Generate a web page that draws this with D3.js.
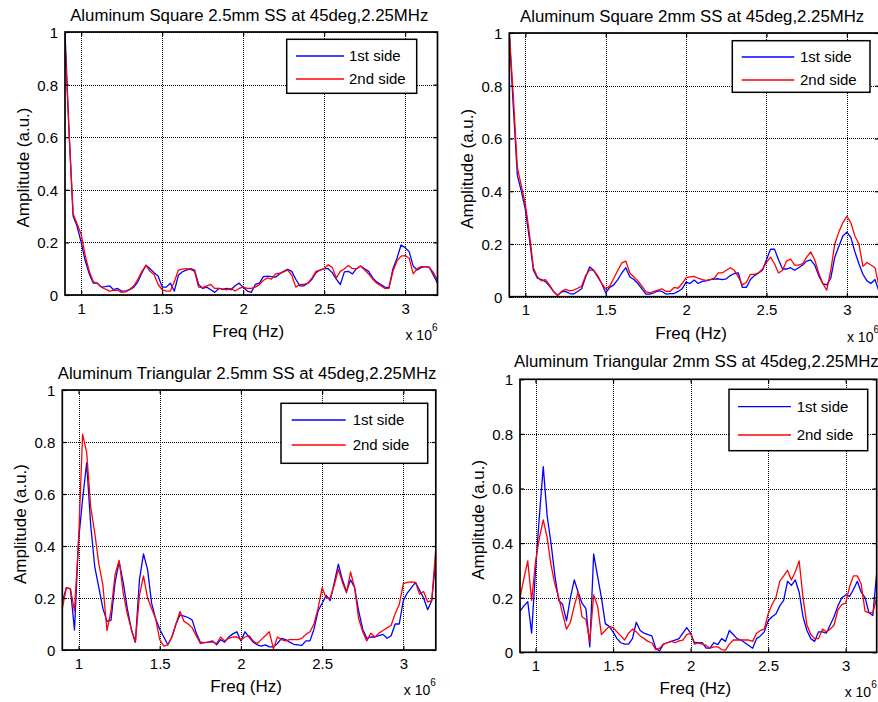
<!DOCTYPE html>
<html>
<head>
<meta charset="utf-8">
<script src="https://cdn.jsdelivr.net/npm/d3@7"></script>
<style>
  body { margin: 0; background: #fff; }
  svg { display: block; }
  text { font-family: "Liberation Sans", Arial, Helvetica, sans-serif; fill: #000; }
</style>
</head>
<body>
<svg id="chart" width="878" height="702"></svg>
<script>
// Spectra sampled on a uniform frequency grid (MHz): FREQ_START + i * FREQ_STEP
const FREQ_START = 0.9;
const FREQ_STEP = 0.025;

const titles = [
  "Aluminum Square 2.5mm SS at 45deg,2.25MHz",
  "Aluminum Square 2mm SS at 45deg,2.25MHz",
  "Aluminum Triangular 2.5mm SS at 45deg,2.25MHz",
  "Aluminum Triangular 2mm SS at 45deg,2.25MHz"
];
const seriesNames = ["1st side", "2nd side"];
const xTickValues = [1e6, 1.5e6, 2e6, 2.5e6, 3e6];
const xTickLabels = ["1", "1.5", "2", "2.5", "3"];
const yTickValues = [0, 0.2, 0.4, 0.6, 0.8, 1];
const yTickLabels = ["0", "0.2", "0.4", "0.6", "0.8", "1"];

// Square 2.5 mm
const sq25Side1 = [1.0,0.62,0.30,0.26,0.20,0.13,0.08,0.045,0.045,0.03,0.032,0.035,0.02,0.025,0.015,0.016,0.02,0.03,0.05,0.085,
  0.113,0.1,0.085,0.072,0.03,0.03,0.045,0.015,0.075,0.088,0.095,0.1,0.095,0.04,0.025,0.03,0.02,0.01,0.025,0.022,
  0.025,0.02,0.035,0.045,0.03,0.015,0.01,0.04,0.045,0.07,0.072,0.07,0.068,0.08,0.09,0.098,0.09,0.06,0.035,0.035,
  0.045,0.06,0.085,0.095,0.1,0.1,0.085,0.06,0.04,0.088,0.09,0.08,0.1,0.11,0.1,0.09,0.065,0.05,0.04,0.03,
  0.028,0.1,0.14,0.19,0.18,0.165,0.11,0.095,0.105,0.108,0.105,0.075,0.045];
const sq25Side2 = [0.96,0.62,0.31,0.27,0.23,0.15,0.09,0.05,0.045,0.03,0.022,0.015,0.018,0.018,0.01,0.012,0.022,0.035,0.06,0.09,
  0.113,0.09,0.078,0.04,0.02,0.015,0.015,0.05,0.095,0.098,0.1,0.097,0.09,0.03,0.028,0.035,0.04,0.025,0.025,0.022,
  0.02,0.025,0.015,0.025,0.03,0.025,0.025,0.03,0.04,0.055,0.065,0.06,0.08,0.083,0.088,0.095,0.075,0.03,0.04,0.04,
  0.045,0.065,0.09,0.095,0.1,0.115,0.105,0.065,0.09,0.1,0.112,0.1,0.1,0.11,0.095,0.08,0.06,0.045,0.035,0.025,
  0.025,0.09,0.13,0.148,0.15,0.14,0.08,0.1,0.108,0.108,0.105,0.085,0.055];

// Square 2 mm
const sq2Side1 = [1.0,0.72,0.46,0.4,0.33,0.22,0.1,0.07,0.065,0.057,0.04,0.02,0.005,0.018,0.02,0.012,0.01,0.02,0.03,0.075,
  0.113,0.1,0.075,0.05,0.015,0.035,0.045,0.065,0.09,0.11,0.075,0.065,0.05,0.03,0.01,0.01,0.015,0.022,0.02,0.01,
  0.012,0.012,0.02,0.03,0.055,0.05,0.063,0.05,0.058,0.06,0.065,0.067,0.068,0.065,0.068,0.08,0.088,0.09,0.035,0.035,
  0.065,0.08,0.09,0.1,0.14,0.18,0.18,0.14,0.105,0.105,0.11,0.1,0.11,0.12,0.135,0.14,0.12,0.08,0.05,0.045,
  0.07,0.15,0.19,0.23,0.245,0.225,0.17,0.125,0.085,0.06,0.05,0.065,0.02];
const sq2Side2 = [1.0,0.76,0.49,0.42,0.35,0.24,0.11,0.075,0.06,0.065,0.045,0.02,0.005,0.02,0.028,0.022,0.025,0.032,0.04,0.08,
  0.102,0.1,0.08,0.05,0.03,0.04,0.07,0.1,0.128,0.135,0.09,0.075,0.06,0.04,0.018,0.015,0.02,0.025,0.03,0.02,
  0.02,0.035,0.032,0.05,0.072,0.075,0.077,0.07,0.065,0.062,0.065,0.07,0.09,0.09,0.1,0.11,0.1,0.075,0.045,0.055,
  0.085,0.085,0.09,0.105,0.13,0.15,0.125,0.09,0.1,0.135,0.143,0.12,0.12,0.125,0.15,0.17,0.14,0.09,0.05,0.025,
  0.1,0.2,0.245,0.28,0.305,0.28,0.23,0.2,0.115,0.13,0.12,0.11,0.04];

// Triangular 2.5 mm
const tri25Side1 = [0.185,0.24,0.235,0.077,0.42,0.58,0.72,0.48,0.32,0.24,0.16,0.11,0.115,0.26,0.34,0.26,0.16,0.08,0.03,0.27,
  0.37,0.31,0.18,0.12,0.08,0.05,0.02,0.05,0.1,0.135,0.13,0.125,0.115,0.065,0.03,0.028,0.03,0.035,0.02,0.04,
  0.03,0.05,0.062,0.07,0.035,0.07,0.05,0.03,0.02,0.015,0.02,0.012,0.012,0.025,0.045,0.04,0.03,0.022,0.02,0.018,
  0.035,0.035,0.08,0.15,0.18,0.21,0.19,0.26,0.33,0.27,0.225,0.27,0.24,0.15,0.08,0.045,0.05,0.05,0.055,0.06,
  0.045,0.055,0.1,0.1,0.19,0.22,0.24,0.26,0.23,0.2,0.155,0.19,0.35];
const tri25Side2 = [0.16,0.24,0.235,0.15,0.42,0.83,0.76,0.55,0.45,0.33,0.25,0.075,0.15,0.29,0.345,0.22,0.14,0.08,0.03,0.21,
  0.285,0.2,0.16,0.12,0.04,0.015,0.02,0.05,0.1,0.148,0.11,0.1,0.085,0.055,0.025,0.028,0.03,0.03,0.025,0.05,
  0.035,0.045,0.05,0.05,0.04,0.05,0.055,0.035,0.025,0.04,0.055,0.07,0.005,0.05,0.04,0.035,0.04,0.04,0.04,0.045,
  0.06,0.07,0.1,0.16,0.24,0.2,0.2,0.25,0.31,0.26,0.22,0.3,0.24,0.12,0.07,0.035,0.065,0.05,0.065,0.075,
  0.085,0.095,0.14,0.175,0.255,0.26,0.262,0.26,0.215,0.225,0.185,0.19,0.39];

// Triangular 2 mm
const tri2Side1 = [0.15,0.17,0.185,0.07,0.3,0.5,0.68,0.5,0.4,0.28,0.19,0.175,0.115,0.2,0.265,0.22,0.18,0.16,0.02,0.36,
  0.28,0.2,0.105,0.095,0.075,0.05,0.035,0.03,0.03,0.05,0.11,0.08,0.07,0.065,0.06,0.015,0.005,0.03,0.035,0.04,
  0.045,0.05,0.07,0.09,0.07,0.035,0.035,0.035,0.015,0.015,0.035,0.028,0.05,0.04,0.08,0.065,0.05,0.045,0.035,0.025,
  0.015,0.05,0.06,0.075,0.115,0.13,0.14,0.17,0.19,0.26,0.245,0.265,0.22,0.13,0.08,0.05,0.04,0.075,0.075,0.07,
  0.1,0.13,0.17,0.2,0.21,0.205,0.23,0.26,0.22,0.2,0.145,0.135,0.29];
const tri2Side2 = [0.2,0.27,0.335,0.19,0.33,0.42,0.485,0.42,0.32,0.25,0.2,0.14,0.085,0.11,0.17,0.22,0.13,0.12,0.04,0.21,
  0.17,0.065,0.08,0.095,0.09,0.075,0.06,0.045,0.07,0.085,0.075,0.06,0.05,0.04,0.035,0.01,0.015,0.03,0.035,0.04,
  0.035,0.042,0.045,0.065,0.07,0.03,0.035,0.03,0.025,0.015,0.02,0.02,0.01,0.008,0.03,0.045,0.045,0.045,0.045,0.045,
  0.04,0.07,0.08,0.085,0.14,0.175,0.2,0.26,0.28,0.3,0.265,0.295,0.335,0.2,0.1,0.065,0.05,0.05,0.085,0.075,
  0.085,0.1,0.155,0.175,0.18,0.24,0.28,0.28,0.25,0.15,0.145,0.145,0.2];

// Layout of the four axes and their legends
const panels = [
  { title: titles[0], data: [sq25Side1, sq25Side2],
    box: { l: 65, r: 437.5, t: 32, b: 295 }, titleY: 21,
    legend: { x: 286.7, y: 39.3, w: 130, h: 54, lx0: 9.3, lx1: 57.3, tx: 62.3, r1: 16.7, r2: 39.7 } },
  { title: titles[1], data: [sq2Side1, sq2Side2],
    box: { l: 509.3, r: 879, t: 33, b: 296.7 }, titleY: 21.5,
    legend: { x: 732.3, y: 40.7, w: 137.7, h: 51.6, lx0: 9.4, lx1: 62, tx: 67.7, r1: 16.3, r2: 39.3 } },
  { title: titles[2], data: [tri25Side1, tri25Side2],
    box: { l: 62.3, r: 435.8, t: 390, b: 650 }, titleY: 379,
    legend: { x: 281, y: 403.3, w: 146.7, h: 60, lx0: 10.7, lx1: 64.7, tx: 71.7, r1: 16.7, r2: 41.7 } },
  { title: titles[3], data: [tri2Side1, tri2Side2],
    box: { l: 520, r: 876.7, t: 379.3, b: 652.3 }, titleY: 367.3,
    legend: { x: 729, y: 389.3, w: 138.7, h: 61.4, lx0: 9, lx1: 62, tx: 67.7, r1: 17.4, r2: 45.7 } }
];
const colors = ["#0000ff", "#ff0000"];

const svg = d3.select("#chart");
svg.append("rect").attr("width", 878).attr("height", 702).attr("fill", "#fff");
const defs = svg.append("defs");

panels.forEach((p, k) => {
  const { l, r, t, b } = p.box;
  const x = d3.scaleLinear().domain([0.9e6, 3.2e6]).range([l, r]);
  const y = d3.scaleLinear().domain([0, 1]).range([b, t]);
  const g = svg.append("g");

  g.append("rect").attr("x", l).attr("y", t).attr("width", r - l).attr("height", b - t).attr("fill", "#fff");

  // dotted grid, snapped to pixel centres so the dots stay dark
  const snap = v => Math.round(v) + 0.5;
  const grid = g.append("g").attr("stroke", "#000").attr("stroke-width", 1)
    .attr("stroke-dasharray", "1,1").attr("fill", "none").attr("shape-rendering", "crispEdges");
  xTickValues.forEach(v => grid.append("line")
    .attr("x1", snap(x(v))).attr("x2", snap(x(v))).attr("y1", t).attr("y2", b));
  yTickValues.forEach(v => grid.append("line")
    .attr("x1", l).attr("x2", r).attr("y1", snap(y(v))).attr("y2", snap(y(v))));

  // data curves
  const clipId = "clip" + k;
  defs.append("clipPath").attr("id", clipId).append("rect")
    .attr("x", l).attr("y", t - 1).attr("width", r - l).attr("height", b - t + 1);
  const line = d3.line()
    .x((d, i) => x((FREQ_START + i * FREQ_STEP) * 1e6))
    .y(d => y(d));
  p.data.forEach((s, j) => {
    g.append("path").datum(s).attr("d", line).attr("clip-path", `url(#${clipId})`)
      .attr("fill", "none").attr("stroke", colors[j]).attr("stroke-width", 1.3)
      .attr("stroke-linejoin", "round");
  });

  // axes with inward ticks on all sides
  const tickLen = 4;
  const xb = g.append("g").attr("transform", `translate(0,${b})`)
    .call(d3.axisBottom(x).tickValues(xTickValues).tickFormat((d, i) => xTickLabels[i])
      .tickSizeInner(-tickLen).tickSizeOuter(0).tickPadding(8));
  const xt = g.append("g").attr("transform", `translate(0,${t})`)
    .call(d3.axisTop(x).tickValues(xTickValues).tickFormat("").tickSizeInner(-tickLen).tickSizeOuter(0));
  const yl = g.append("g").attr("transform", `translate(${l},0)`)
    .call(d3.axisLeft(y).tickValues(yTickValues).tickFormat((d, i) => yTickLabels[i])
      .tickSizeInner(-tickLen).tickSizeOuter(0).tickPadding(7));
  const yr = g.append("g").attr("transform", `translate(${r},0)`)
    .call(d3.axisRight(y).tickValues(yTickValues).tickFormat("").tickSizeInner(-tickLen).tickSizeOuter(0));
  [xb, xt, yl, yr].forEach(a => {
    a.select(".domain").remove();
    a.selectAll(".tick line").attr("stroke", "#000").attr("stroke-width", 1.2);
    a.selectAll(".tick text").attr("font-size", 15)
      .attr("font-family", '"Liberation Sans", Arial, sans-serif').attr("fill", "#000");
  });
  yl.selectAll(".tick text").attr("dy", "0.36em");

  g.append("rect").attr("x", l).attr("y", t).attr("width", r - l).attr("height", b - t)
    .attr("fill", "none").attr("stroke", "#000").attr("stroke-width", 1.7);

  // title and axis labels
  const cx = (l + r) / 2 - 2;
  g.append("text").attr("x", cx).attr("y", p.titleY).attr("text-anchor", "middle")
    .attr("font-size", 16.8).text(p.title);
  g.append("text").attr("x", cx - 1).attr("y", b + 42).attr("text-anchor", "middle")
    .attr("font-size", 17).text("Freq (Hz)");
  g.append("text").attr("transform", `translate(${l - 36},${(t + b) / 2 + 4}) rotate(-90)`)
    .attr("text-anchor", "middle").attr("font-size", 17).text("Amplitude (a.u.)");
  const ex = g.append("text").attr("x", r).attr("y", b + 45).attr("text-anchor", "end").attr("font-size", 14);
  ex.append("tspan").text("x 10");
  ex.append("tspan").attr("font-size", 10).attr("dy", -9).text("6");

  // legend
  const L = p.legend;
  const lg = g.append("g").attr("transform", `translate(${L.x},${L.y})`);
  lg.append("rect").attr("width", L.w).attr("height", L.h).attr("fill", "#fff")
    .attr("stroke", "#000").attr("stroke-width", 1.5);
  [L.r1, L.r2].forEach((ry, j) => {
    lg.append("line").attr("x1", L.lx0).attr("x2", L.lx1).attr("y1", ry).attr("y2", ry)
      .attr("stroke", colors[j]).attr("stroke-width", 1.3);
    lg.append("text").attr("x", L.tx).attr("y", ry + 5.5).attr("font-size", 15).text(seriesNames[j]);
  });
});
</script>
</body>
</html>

####################

■ **The task**:
Go from the first line of the listing to the line holding "const FREQ_STEP = 0.025;" and, please, transcribe those lines exactly, both included, with no pictures.

■ **The solution**:
Generate a web page that draws this with D3.js.
<!DOCTYPE html>
<html>
<head>
<meta charset="utf-8">
<script src="https://cdn.jsdelivr.net/npm/d3@7"></script>
<style>
  body { margin: 0; background: #fff; }
  svg { display: block; }
  text { font-family: "Liberation Sans", Arial, Helvetica, sans-serif; fill: #000; }
</style>
</head>
<body>
<svg id="chart" width="878" height="702"></svg>
<script>
// Spectra sampled on a uniform frequency grid (MHz): FREQ_START + i * FREQ_STEP
const FREQ_START = 0.9;
const FREQ_STEP = 0.025;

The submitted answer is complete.